Tracking Spatially Heterogeneous Dynamics of Single Nanoparticles Near Liquid-Solid Interfaces

A classical problem in colloidal physics is the behavior of a spherical particle when it randomly walks close to the interface between a fluid and a rigid wall. Solutions to the two complementary aspects of this problem have been provided by Faxén and Brenner, respectively, based on continuum mechanics. Their results predict that the closer the particle is to the interface the slower it moves, but the pace of the slow-down depends on whether the particle steps parallel with or perpendicular to the interface; that is, the particle’s diffusivity divaricates in a distance- and direction-dependent manner. While the theoretical predictions enjoy unequivocal experimental supports for μm-sized particles, their applicability on the smaller length scales remains unclear, however. Here we present the first direct experimental test for the complete Faxén-Brenner solutions on the nanoscale.

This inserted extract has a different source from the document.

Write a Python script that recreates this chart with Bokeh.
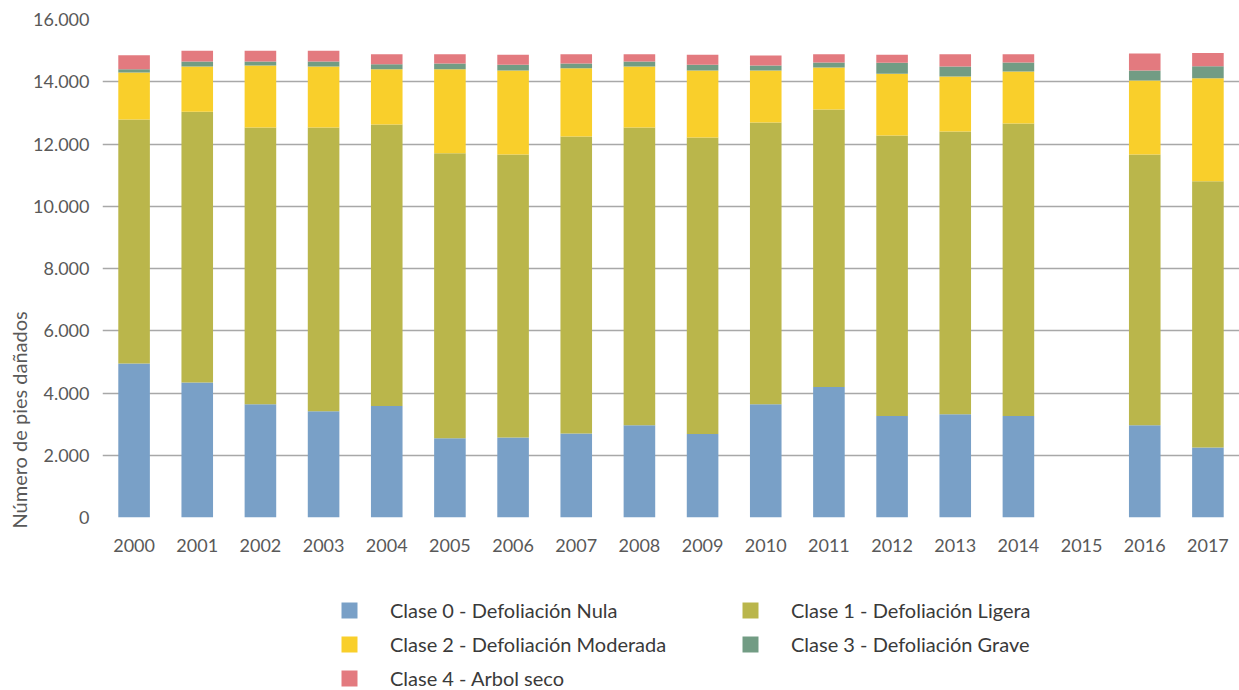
from bokeh.plotting import figure
from bokeh.layouts import column
from bokeh.models import (FactorRange, Range1d, FixedTicker, CustomJSTickFormatter,
                          Legend, LegendItem, Title, ColumnDataSource)
from bokeh.embed import file_html
from bokeh.resources import INLINE

years = [str(y) for y in range(2000, 2018)]
clase0 = [4950, 4340, 3640, 3410, 3580, 2550, 2570, 2700, 2960, 2680, 3640, 4190, 3260, 3320, 3260, 0, 2960, 2250]
clase1 = [7840, 8700, 8890, 9120, 9050, 9150, 9090, 9540, 9570, 9530, 9050, 8920, 9010, 9080, 9400, 0, 8700, 8550]
clase2 = [1510, 1450, 1990, 1960, 1770, 2700, 2700, 2190, 1960, 2150, 1670, 1350, 1990, 1770, 1670, 0, 2380, 3310]
clase3 = [100, 160, 130, 160, 160, 190, 190, 160, 160, 190, 160, 160, 350, 320, 290, 0, 320, 390]
clase4 = [450, 350, 350, 350, 320, 290, 320, 290, 230, 320, 320, 260, 260, 390, 260, 0, 550, 420]

series_names = ["Clase 0 - Defoliación Nula", "Clase 1 - Defoliación Ligera",
                "Clase 2 - Defoliación Moderada", "Clase 3 - Defoliación Grave",
                "Clase 4 - Arbol seco"]
colors = ["#79A0C7", "#BAB64B", "#F9CF2B", "#729C84", "#E37A7F"]
y_ticks = list(range(0, 16001, 2000))
y_axis_title = "Número de pies dañados"

keys = ["c0", "c1", "c2", "c3", "c4"]
source = ColumnDataSource(dict(year=years, c0=clase0, c1=clase1, c2=clase2, c3=clase3, c4=clase4))

FONT = "Lato"

p = figure(x_range=FactorRange(factors=years), y_range=Range1d(0, 16000),
           width=1239, height=560, output_backend="svg", toolbar_location=None,
           min_border_left=102, min_border_right=0, min_border_top=19, min_border_bottom=43)

p.vbar_stack(keys, x="year", width=0.5, color=colors, line_color=None, source=source)

p.outline_line_color = None
p.xgrid.grid_line_color = None
p.ygrid.ticker = FixedTicker(ticks=y_ticks[1:])
p.ygrid.grid_line_color = "#A8A8A8"
p.ygrid.grid_line_width = 1.5

p.yaxis.ticker = FixedTicker(ticks=y_ticks)
p.yaxis.formatter = CustomJSTickFormatter(code=r"return tick.toString().replace(/\B(?=(\d{3})+(?!\d))/g, '.');")
for ax in (p.xaxis, p.yaxis):
    ax.axis_line_color = None
    ax.major_tick_line_color = None
    ax.minor_tick_line_color = None
    ax.major_label_text_font = FONT
    ax.major_label_text_font_size = "18px"
    ax.major_label_text_color = "#595959"
p.yaxis.major_label_standoff = 7
p.xaxis.major_label_standoff = 15

ytitle = Title(text=y_axis_title, align="left", offset=-11, standoff=0,
               text_font=FONT, text_font_size="20px", text_font_style="normal",
               text_color="#595959")
p.add_layout(ytitle, "left")

# Legend in a strip below the chart (same bars, hidden, used only as legend swatches)
lg = figure(x_range=p.x_range, y_range=Range1d(-200000, -100000), width=1239, height=130,
            output_backend="svg", toolbar_location=None,
            x_axis_location=None, y_axis_location=None,
            min_border_left=0, min_border_right=0, min_border_top=0, min_border_bottom=0)
lg.outline_line_color = None
lg.xgrid.grid_line_color = None
lg.ygrid.grid_line_color = None
swatches = lg.vbar_stack(keys, x="year", width=0.5, color=colors, line_color=None, source=source)
for r in swatches:
    r.visible = False

items = [LegendItem(label=n, renderers=[r]) for n, r in zip(series_names, swatches)]
legend = Legend(items=items, location=(237, 0), orientation="horizontal", ncols=2,
                glyph_width=20, glyph_height=20, label_height=20, label_width=340,
                label_standoff=31, spacing=10, padding=0, margin=0,
                inactive_fill_alpha=0,
                border_line_color=None, background_fill_alpha=0,
                label_text_font=FONT, label_text_font_size="20px", label_text_color="#3A3A3A")
lg.add_layout(legend, "center")

layout = column(p, lg, spacing=0)
open("out.html", "w").write(file_html(layout, INLINE))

Our experiment was enabled by a new multiresolution instrument which concurrently and synchronously recorded both the high-resolution lifetime-gated μs 3D tracking of a single diffusing nanoparticle for nanoscale diffusivity and the lower-resolution two-photon laser-scanning microscopy images for the nanoparticle’s location relative to the wall interface. The directional diffusivity divarication predicted by Faxén and Brenner was reproduced on the single-nanoparticle level with no adjustable parameters. Our results thus provided experimental supports for the underlying fluid-dynamics physical picture down to ∼ 65 nm, the radius of the nanoparticle sample used in this work, and pointed to next experimental challenges being in the sub-100 nm regime where finite-temperature fluctuations and the molecularity of the fluid are expected to become increasingly noticeable for smaller nanoparticles.